Invero è irrilevante la distinzione, formulata dall’appellante, tra le situazioni giuridiche di occupazione e uso del bene demaniale. Tale differenziazione deve, infatti, ritenersi superata in ragione dei vincoli ambientali e paesaggistici insistenti sull’area e delle prescrizioni a tutela di tali vincoli che consentivano l’effettivo uso, temporalmente circoscritto alla stagione balneare, di un manufatto autorizzato solo in quanto “smontabile” e precario.

Si aggiunga poi che i termini occupazione e uso, come bene rilevato dal giudice di prime cure, sono polisemici e vengono usati, nel caso di specie, in maniera equivalente: con l’ovvia conseguenza che il Comune ha concesso di occupare il demanio per un certo numero di anni e, nell’ambito di tale occupazione, ne ha consentito l’uso in un periodo stagionale;
sicché lì dove la concessione limita stagionalmente l’uso deve intendersi allo stesso modo temporalmente limitata anche l’occupazione che a quell’uso è funzionale.

Inoltre la prescrizione, contenuta nella concessione, di provvedere allo sgombero e alla restituzione in pristino dell’area alla scadenza della concessione è obbligazione indipendente, distinta e non sovrapponibile alle altre prescrizioni contenute nel provvedimento concessorio.

Ad ogni modo essa non incide, escludendola, sull’autonoma prescrizione, discendente dall’autorizzazione e dalla concessione che la richiama per relationem , di rimuovere l’intervento, ovvero i manufatti, al termine dell’uso consentito.

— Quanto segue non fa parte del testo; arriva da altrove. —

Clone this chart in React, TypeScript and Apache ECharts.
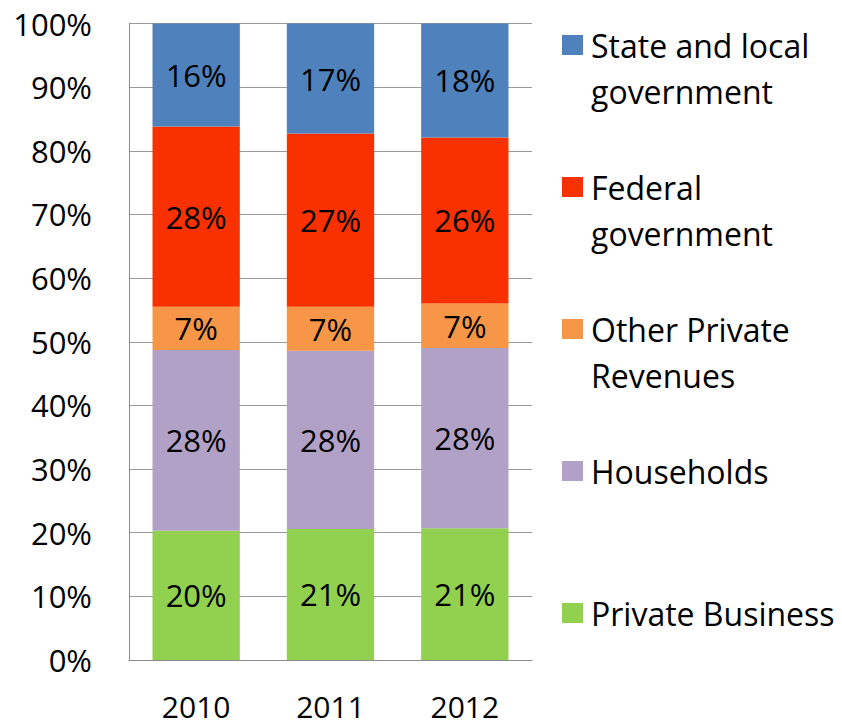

Tale uso necessariamente coincide con il termine della stagione balneare.

L’appellante non può, pertanto, invocare vulnus o lesioni al legittimo affidamento asseritamente ingenerato dalla condotta dell’Amministrazione che mai, nel corso degli anni, aveva inteso richiedere di effettuare lo smontaggio dei manufatti e il ripristino dello stato dei luoghi, evitando così di imporgli un sacrificio patrimoniale sproporzionato e illogico. Invero l’obbligatorietà della rimozione dello stabilimento al termine della stagione balneare discendeva dal chiaro tenore dei provvedimenti (concessione, autorizzazione paesaggistica, parere con prescrizioni della Soprintendenza), ben conosciuti dall’appellante e mai da questi impugnati, bensì soltanto deliberatamente disattesi da quest’ultimo. Non è, pertanto, invocabile alcun legittimo affidamento: l’appellante aveva infatti l’obbligo giuridico di svolgere la propria attività imprenditoriale, in forza dei titoli abilitativi rilasciati a suo favore, nel rispetto dei vigenti vincoli e delle relative prescrizioni a tutela dei medesimi.

L’ordinanza di sgombero e demolizione adottata dal Comune è dunque legittima per le ragioni sopra evidenziate;
destituita di fondamento è poi la censura relativa all’assenza di motivazione del provvedimento impugnato, che indica compiutamente tanto le norme violate tanto i presupposti, di fatto e di diritto, che ne hanno determinato l’adozione.

9. Dall’infondatezza delle doglianze formulate nell’atto di appello consegue la reiezione dell’impugnazione proposta.

Restano assorbiti i restanti motivi comunque inidonei a fondare una pronunzia di tipo diverso.

Sussistono giusti motivi per compensare integralmente tra le parti le spese di giudizio.